By Dymond McElrath
Being a college student comes with a plethora of different challenges–physically, mentally and emotionally. Finding the appropriate balance between attending class, work, schoolwork, athletic practices/games and extracurricular activities while keeping a level head and calm mind can quickly become stressful; especially for students who have never been on their own before or have never had this many responsibilities to juggle. Nevertheless, in the midst of all the college craziness, it is important for students to be able to safely cope with the mental, life, relationship, and school struggles they are going through.
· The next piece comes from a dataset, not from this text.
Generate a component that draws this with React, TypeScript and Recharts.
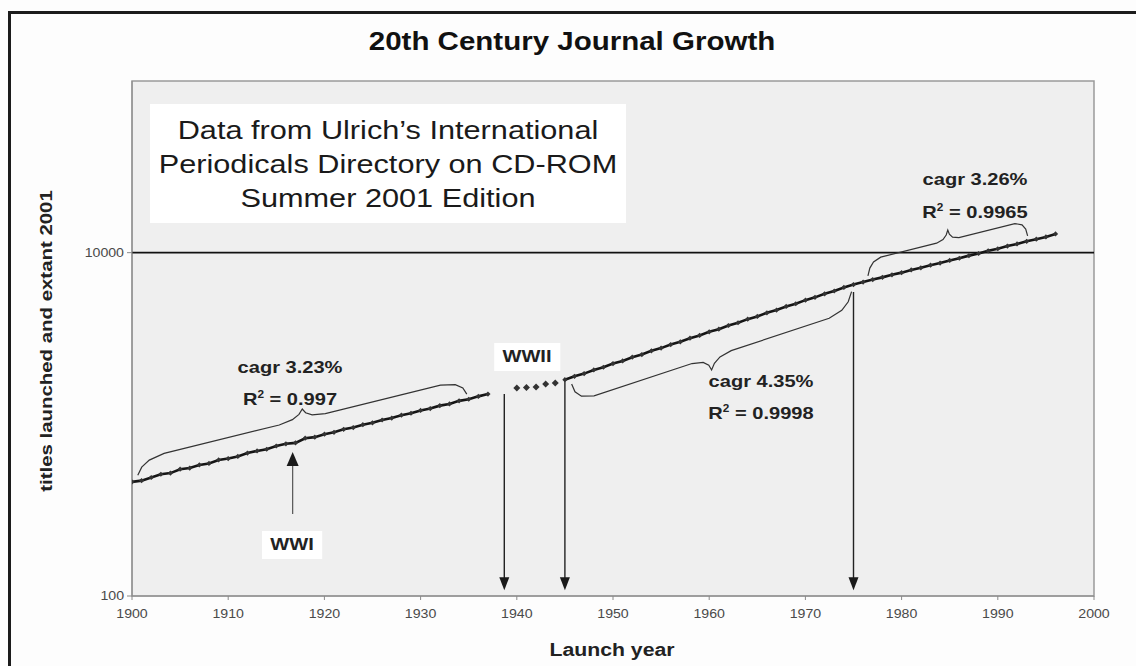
import React from "react";
import {
  ComposedChart,
  Line,
  XAxis,
  YAxis,
  ReferenceArea,
  ReferenceLine,
  ReferenceDot,
} from "recharts";

// x axis / y axis ticks
const decadeTicks = [1900, 1910, 1920, 1930, 1940, 1950, 1960, 1970, 1980, 1990, 2000];
const titleTicks = [100, 10000];

// 1900-1937, before WWII
const earlyYears = [
  1900, 1901, 1902, 1903, 1904, 1905, 1906, 1907, 1908, 1909, 1910, 1911, 1912,
  1913, 1914, 1915, 1916, 1917, 1918, 1919, 1920, 1921, 1922, 1923, 1924, 1925,
  1926, 1927, 1928, 1929, 1930, 1931, 1932, 1933, 1934, 1935, 1936, 1937,
];
const earlyTitles = [
  462, 470, 490, 512, 520, 548, 556, 580, 592, 620, 632, 650, 680, 700, 716, 748,
  770, 780, 830, 842, 876, 898, 935, 958, 995, 1020, 1060, 1088, 1130, 1160, 1205,
  1235, 1285, 1315, 1370, 1400, 1455, 1500,
];

// war years, drawn as loose dots
const warYears = [1940, 1941, 1942, 1943, 1944];
const warTitles = [1630, 1640, 1650, 1720, 1740];

// 1945-1996
const postYears = [
  1945, 1946, 1947, 1948, 1949, 1950, 1951, 1952, 1953, 1954, 1955, 1956, 1957,
  1958, 1959, 1960, 1961, 1962, 1963, 1964, 1965, 1966, 1967, 1968, 1969, 1970,
  1971, 1972, 1973, 1974, 1975, 1976, 1977, 1978, 1979, 1980, 1981, 1982, 1983,
  1984, 1985, 1986, 1987, 1988, 1989, 1990, 1991, 1992, 1993, 1994, 1995, 1996,
];
const postTitles = [
  1820, 1905, 1975, 2075, 2150, 2260, 2340, 2460, 2550, 2680, 2780, 2915, 3025,
  3175, 3295, 3460, 3585, 3765, 3905, 4100, 4250, 4465, 4630, 4860, 5040, 5290,
  5490, 5760, 5980, 6270, 6520, 6740, 6970, 7180, 7430, 7650, 7930, 8160, 8450,
  8700, 9010, 9280, 9610, 9890, 10250, 10540, 10930, 11240, 11650, 11980, 12350,
  12850,
];

const toRows = (years: number[], titles: number[]) =>
  years.map((year, i) => ({ year, titles: titles[i] }));

const earlyRows = toRows(earlyYears, earlyTitles);
const warRows = toRows(warYears, warTitles);
const postRows = toRows(postYears, postTitles);

// brace follows the log-linear trend between two years of a series
const valueAt = (years: number[], titles: number[], y: number) => titles[years.indexOf(y)];

const braceShape = [
  [0, 0.25], [0.012, 0.6], [0.035, 0.85], [0.08, 1], [0.43, 1], [0.47, 1.1],
  [0.49, 1.28], [0.5, 1.5], [0.51, 1.28], [0.53, 1.1], [0.57, 1], [0.92, 1],
  [0.965, 0.85], [0.988, 0.6], [1, 0.25],
];

const makeBrace = (
  years: number[],
  titles: number[],
  fitFrom: number,
  fitTo: number,
  from: number,
  to: number,
  lift: number
) => {
  const a = valueAt(years, titles, fitFrom);
  const b = valueAt(years, titles, fitTo);
  return braceShape.map(([t, k]) => {
    const year = from + (to - from) * t;
    const trend = a * Math.pow(b / a, (year - fitFrom) / (fitTo - fitFrom));
    return { year, titles: trend * Math.pow(10, lift * k) };
  });
};

const brace1 = makeBrace(earlyYears, earlyTitles, 1900, 1937, 1900.6, 1934.8, 0.12);
const brace2 = makeBrace(postYears, postTitles, 1945, 1975, 1945.7, 1974.8, -0.15);
const brace3 = makeBrace(postYears, postTitles, 1975, 1996, 1976.5, 1993.1, 0.12);

// arrows: [year, from, to]
const downArrows = [
  [1938.7, 1500, 108],
  [1945, 1800, 108],
  [1975, 5900, 108],
];
const wwiArrow = [1916.7, 300, 690];

const font = "'Liberation Sans', Arial, sans-serif";
const stretch = 1.18; // the source picture is a bit wide

const Diamond = (props: any) => {
  const { cx, cy, index, size = 2.6 } = props;
  if (cx == null || cy == null) return <g key={`n-${index}`} />;
  return (
    <path
      key={`d-${index}`}
      d={`M${cx},${cy - size}L${cx + size},${cy}L${cx},${cy + size}L${cx - size},${cy}Z`}
      fill="#333"
    />
  );
};

const XTick = ({ x, y, payload }: any) => (
  <g transform={`translate(${x},${y}) scale(${stretch},1)`}>
    <text textAnchor="middle" dy="0.71em" fontSize={12} fill="#4a4a4a" fontFamily={font}>
      {payload.value}
    </text>
  </g>
);

const YTick = ({ x, y, payload }: any) => (
  <g transform={`translate(${x},${y}) scale(${stretch},1)`}>
    <text textAnchor="end" dy="0.355em" fontSize={12} fill="#4a4a4a" fontFamily={font}>
      {payload.value}
    </text>
  </g>
);

const ArrowDown = ({ cx, cy }: any) => (
  <path d={`M${cx - 5},${cy - 13}L${cx + 5},${cy - 13}L${cx},${cy}Z`} fill="#1a1a1a" />
);
const ArrowUp = ({ cx, cy }: any) => (
  <path d={`M${cx - 6},${cy + 14}L${cx + 6},${cy + 14}L${cx},${cy}Z`} fill="#1a1a1a" />
);

const Note = ({ x, y, children, box, size = 17 }: any) => (
  <div
    style={{
      position: "absolute",
      left: x,
      top: y,
      transform: `translate(-50%, -50%) scaleX(${stretch})`,
      fontFamily: font,
      fontWeight: 700,
      fontSize: size,
      color: "#222",
      whiteSpace: "nowrap",
      textAlign: "center",
      lineHeight: "20px",
      background: box ? "#fff" : "transparent",
      padding: box ? "4px 7px" : 0,
    }}
  >
    {children}
  </div>
);

const R2 = ({ v }: { v: string }) => (
  <span>
    R<sup style={{ fontSize: 10, verticalAlign: 7 }}>2</sup> = {v}
  </span>
);

const App = () => {
  return (
    <div
      style={{
        position: "fixed",
        left: 0,
        top: 0,
        width: 1136,
        height: 666,
        overflow: "hidden",
        background: "#fdfdfd",
      }}
    >
      <div
        style={{
          position: "absolute",
          left: 8,
          top: 11,
          width: 1150,
          height: 700,
          border: "3px solid #1c1c1c",
          boxSizing: "border-box",
        }}
      />
      <div style={{ position: "absolute", left: 0, top: 0 }}>
        <ComposedChart
          width={1136}
          height={666}
          margin={{ top: 81, right: 42, bottom: 40, left: 72 }}
        >
          <ReferenceArea
            x1={1900}
            x2={2000}
            y1={100}
            y2={100000}
            fill="#efefef"
            fillOpacity={1}
            stroke="#9a9a9a"
            strokeWidth={1.5}
          />
          <XAxis
            type="number"
            dataKey="year"
            domain={[1900, 2000]}
            ticks={decadeTicks}
            allowDataOverflow
            stroke="#8a8a8a"
            tickSize={4}
            tickMargin={9}
            tick={<XTick />}
            height={30}
          />
          <YAxis
            type="number"
            scale="log"
            domain={[100, 100000]}
            ticks={titleTicks}
            allowDataOverflow
            stroke="#8a8a8a"
            tickSize={5}
            tickMargin={3}
            tick={<YTick />}
            width={60}
          />
          <ReferenceLine y={10000} stroke="#111" strokeWidth={1.6} />

          {downArrows.map(([x, top, tip]) => (
            <ReferenceLine
              key={`a-${x}`}
              segment={[
                { x, y: top },
                { x, y: tip * 1.1 },
              ]}
              stroke="#222"
              strokeWidth={1.4}
            />
          ))}
          {downArrows.map(([x, , tip]) => (
            <ReferenceDot key={`h-${x}`} x={x} y={tip} r={0} shape={ArrowDown} />
          ))}
          <ReferenceLine
            segment={[
              { x: wwiArrow[0], y: wwiArrow[1] },
              { x: wwiArrow[0], y: wwiArrow[2] * 0.9 },
            ]}
            stroke="#555"
            strokeWidth={1.2}
          />
          <ReferenceDot x={wwiArrow[0]} y={wwiArrow[2]} r={0} shape={ArrowUp} />

          <Line
            data={brace1}
            dataKey="titles"
            stroke="#333"
            strokeWidth={1.2}
            dot={false}
            type="linear"
            isAnimationActive={false}
          />
          <Line
            data={brace2}
            dataKey="titles"
            stroke="#333"
            strokeWidth={1.2}
            dot={false}
            type="linear"
            isAnimationActive={false}
          />
          <Line
            data={brace3}
            dataKey="titles"
            stroke="#333"
            strokeWidth={1.2}
            dot={false}
            type="linear"
            isAnimationActive={false}
          />

          <Line
            data={earlyRows}
            dataKey="titles"
            stroke="#151515"
            strokeWidth={2.6}
            dot={Diamond}
            type="linear"
            isAnimationActive={false}
          />
          <Line
            data={warRows}
            dataKey="titles"
            stroke="none"
            dot={(p: any) => <Diamond {...p} size={3.5} />}
            isAnimationActive={false}
          />
          <Line
            data={postRows}
            dataKey="titles"
            stroke="#151515"
            strokeWidth={2.6}
            dot={Diamond}
            type="linear"
            isAnimationActive={false}
          />
        </ComposedChart>
      </div>

      <div
        style={{
          position: "absolute",
          left: 572,
          top: 41,
          transform: `translate(-50%, -50%) scaleX(${stretch})`,
          fontFamily: font,
          fontWeight: 700,
          fontSize: 25,
          color: "#111",
          whiteSpace: "nowrap",
        }}
      >
        20th Century Journal Growth
      </div>

      <div
        style={{
          position: "absolute",
          left: 47,
          top: 341,
          transform: `translate(-50%, -50%) rotate(-90deg) scaleX(1.2)`,
          fontFamily: font,
          fontWeight: 700,
          fontSize: 17,
          color: "#222",
          whiteSpace: "nowrap",
        }}
      >
        titles launched and extant 2001
      </div>

      <div
        style={{
          position: "absolute",
          left: 612,
          top: 650,
          transform: `translate(-50%, -50%) scaleX(${stretch})`,
          fontFamily: font,
          fontWeight: 700,
          fontSize: 18,
          color: "#222",
          whiteSpace: "nowrap",
        }}
      >
        Launch year
      </div>

      <div
        style={{
          position: "absolute",
          left: 150,
          top: 104,
          width: 476,
          height: 119,
          background: "#fff",
        }}
      />
      <div
        style={{
          position: "absolute",
          left: 388,
          top: 164,
          transform: `translate(-50%, -50%) scaleX(${stretch})`,
          fontFamily: font,
          fontSize: 26,
          lineHeight: "34px",
          color: "#1a1a1a",
          textAlign: "center",
          whiteSpace: "nowrap",
        }}
      >
        Data from Ulrich’s International
        <br />
        Periodicals Directory on CD-ROM
        <br />
        Summer 2001 Edition
      </div>

      <Note x={290} y={368}>cagr 3.23%</Note>
      <Note x={290} y={397}>
        <R2 v="0.997" />
      </Note>
      <Note x={292} y={545} box>
        WWI
      </Note>
      <Note x={527} y={357} box>
        WWII
      </Note>
      <Note x={761} y={382}>cagr 4.35%</Note>
      <Note x={761} y={411}>
        <R2 v="0.9998" />
      </Note>
      <Note x={975} y={180}>cagr 3.26%</Note>
      <Note x={975} y={210}>
        <R2 v="0.9965" />
      </Note>
    </div>
  );
};

export default App;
Mental health has become a popular topic around the world over the past few years. Individuals have begun to understand the importance of mental health and even began taking actions to strengthen and motivate their mental health. Students on McPherson College campus have found many ways to cope with mental stress, such as, meditating, meeting with school counselors throughout the week (which MC students get 10 free sessions), and even creating their schedules months in advance to avoid future stress. In addition, some students stated that they take “mental off days.” Being in the same environment for nine months can be draining and exhausting. So, during these mental break days, students recharge their mental health and simply take care of the internal and external issues they are going through before entering the classroom again. Although missing class is not encouraged, being mentally stable and feeling capable is much more important and leads to a better in-class performance.
Over half of the student population is from out of state. Despite the events occurring at school, students still have lives and families’ outside of McPherson, and life is still carrying on. Whether it be positive, like a new baby in the family, or negative, like a death in the family, life is still happening while students are away. In times like this, students say they confide in a close friend/teammate, or they express their problems to a coach or reliable faculty member. Traveling home cannot always happen for multiple reasons, like, students not having the financial means to travel or not having time in their athletic schedule. Nevertheless, communicating and being vulnerable towards trustworthy individuals around campus can positively help and even feel like a sense of relief.
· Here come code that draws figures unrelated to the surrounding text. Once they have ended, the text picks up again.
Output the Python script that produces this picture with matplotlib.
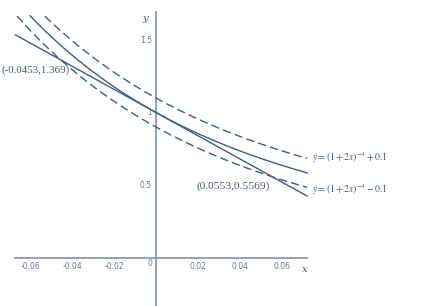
import numpy as np
import matplotlib.pyplot as plt

# curve y = (1+2x)^-4, band +/- 0.1 and tangent y = 1 - 8x
x_curve = np.linspace(-0.07, 0.072, 300)
shift = 0.1
x_line = [-0.067, 0.072]
points = [(-0.0453, 1.369), (0.0553, 0.5569)]
x_ticks = [-0.06, -0.04, -0.02, 0.02, 0.04, 0.06]
y_ticks = [0.5, 1, 1.5]

line_col = '#3d5c8c'
axis_col = '#7f8fc0'
txt_col = '#4a5a7a'

fig = plt.figure(figsize=(4.46, 3.06), dpi=100)
ax = fig.add_axes([0, 0, 1, 1])
ax.set_xlim(-0.0743, 0.1381)
ax.set_ylim(-0.334, 1.776)
ax.axis('off')

# axes
ax.plot([-0.067, 0.072], [0, 0], color=axis_col, lw=1.2)
ax.plot([0, 0], [-0.34, 1.69], color=axis_col, lw=1.2)
for t in x_ticks:
    ax.text(t, -0.03, '%g' % t if t < 0 else '%.2f' % t, ha='center', va='top',
            fontsize=5.5, color='#6a7890')
ax.text(-0.0015, -0.01, '0', ha='right', va='top', fontsize=5.5, color='#6a7890')
for t in y_ticks:
    ax.text(-0.002, t, '%g' % t, ha='right', va='center', fontsize=5.5, color='#6a7890')
ax.text(0.0695, -0.05, 'x', style='italic', family='DejaVu Serif', fontsize=7.5,
        color=txt_col, ha='left', va='top')
ax.text(-0.0035, 1.65, 'y', style='italic', family='DejaVu Serif', fontsize=7.5,
        color=txt_col, ha='right', va='center')

# curves, clipped at the top
top = 1.67
f = (1 + 2 * x_curve) ** -4
for yy, ls in [(f, '-'), (f + shift, '--'), (f - shift, '--')]:
    yc = np.where(yy <= top, yy, np.nan)
    ax.plot(x_curve, yc, color=line_col, lw=1.0, ls=ls, dashes=(6, 3) if ls == '--' else ())
xl = np.array(x_line)
ax.plot(xl, 1 - 8 * xl, color=line_col, lw=1.0)

# labels
ax.text(-0.0737, 1.293, '(%.4f,%.3f)' % points[0], ha='left', va='center',
        family='Liberation Serif', fontsize=7.8, color=txt_col)
ax.text(0.0367, 0.493, '(%.4f,%.4f)' % points[1], ha='center', va='center',
        family='Liberation Serif', fontsize=8.2, color=txt_col)
ax.text(0.0745, 0.693, r'$y=\left(1+2x\right)^{-4}+0.1$', ha='left', va='center',
        fontsize=7, color=txt_col, math_fontfamily='stix')
ax.text(0.0745, 0.466, r'$y=\left(1+2x\right)^{-4}-0.1$', ha='left', va='center',
        fontsize=7, color=txt_col, math_fontfamily='stix')

fig.savefig('out.png', dpi=100)
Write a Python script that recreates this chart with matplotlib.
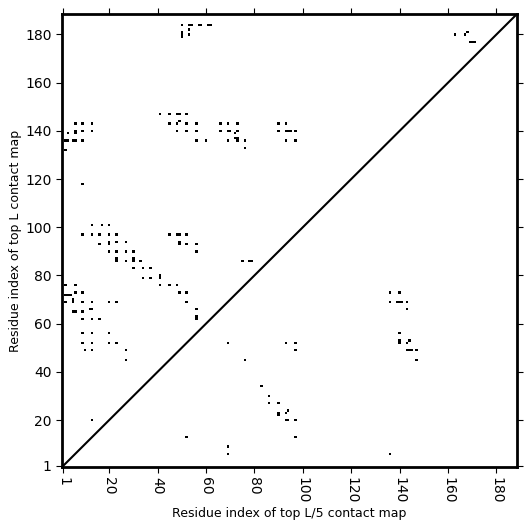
import numpy as np
import matplotlib
matplotlib.use('Agg')
import matplotlib.pyplot as plt

L = 188

# contacts above the diagonal: (i, j) with j > i  -> top L contact map
top_L_x = [6, 9, 13, 3, 6, 6, 9, 13, 2, 3, 5, 6, 9, 2, 9, 41,
           13, 17, 20, 9, 13, 16, 20, 23, 45, 48, 49, 52,
           16, 20, 20, 23, 27, 49, 49, 52, 56,
           20, 23, 27, 30, 56,
           23, 27, 30, 33, 30, 23,
           30, 34, 37, 34, 37, 41, 41,
           2, 6, 41, 45, 48,
           2, 3, 4, 6, 9, 49, 52,
           2, 5, 5, 9, 13, 20, 23, 52,
           5, 6, 9, 12, 13, 56,
           9, 13, 16, 56, 56,
           9, 13, 20, 9, 13, 20, 23, 10, 13, 27, 27, 13,
           75, 78, 79,
           50, 53, 54, 57, 58, 61, 62, 53, 50, 50, 50, 53,
           45, 48, 49, 52, 45, 48, 49, 52, 56, 66, 69, 73,
           48, 52, 56, 66, 69, 70, 73, 72,
           56, 60, 69, 73, 76, 76, 72, 73,
           90, 93, 90, 93, 94, 95, 97, 93, 97,
           163, 167, 168, 169, 170, 171]
top_L_y = [143, 143, 143, 139, 139, 140, 140, 140, 136, 136, 136, 136, 136, 132, 118, 147,
           101, 101, 101, 97, 97, 97, 97, 97, 97, 97, 97, 97,
           93, 93, 94, 94, 94, 94, 93, 93, 93,
           90, 90, 90, 90, 90,
           86, 86, 86, 86, 87, 87,
           83, 83, 83, 79, 79, 80, 79,
           76, 76, 76, 76, 76,
           72, 72, 72, 73, 73, 73, 73,
           69, 69, 70, 69, 69, 69, 69, 69,
           65, 65, 65, 66, 66, 66,
           62, 62, 62, 62, 63,
           56, 56, 56, 52, 52, 52, 52, 49, 49, 49, 45, 20,
           86, 86, 86,
           184, 184, 184, 184, 184, 184, 184, 182, 180, 179, 181, 180,
           147, 147, 147, 147, 143, 143, 144, 143, 143, 143, 143, 143,
           140, 140, 140, 140, 140, 140, 140, 139,
           136, 136, 136, 136, 136, 133, 137, 137,
           143, 143, 140, 140, 140, 140, 140, 136, 136,
           180, 180, 181, 177, 177, 177]

# contacts below the diagonal: (i, j) with j < i  -> top L/5 contact map
top_L5_x = [69, 93, 97, 97, 76, 83, 86, 86, 90, 90, 90, 93, 94, 93, 94, 97,
            52, 97, 69, 69,
            136, 140, 136, 139, 140, 141, 143, 143, 140, 140, 140, 143, 144,
            143, 144, 145, 147, 147, 136]
top_L5_y = [52, 52, 52, 49, 45, 34, 30, 27, 27, 23, 22, 23, 24, 20, 20, 20,
            13, 13, 9, 6,
            73, 73, 69, 69, 69, 69, 69, 66, 56, 53, 52, 52, 53,
            49, 49, 49, 49, 45, 6]

contact = np.zeros((L, L))
for x, y in zip(top_L_x, top_L_y):
    contact[y - 1, x - 1] = 1
for x, y in zip(top_L5_x, top_L5_y):
    contact[y - 1, x - 1] = 1

fig = plt.figure(figsize=(5.31, 5.31), dpi=100)
ax = fig.add_axes([0.1168, 0.1205, 0.8568, 0.8531])

ax.imshow(contact, cmap='Greys', origin='lower', interpolation='nearest',
          extent=(0.5, L + 0.5, 0.5, L + 0.5), aspect='auto', vmin=0, vmax=1)
ax.plot([0.5, L + 0.5], [0.5, L + 0.5], color='black', linewidth=1.5)

ticks = [1] + list(range(20, 181, 20))
ax.set_xticks(ticks)
ax.set_yticks(ticks)
ax.set_xticklabels([str(t) for t in ticks], rotation=270)
ax.set_xlim(0.5, L + 0.5)
ax.set_ylim(0.5, L + 0.5)
ax.tick_params(direction='out', top=True, right=True, labelsize=10, length=4)
for s in ax.spines.values():
    s.set_linewidth(2)

ax.set_xlabel('Residue index of top L/5 contact map', fontsize=9, labelpad=2)
ax.set_ylabel('Residue index of top L contact map', fontsize=9, labelpad=2)

plt.savefig('out.png', dpi=100)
There are many issues students run into throughout college, whether it be inside the classroom or out. However, no matter what the issue may be, bringing the issue(s) to light and talking about it, is the first step to overcoming it. Nevertheless, any problem students are going through should begin with communication. Not wanting others in a person’s personal business is understandable, however, keeping emotions and feelings internalized is dangerous and can cause bigger problems in the end. If you’re having trouble with anything, talk to someone—there is a someone for everything (including your professors)!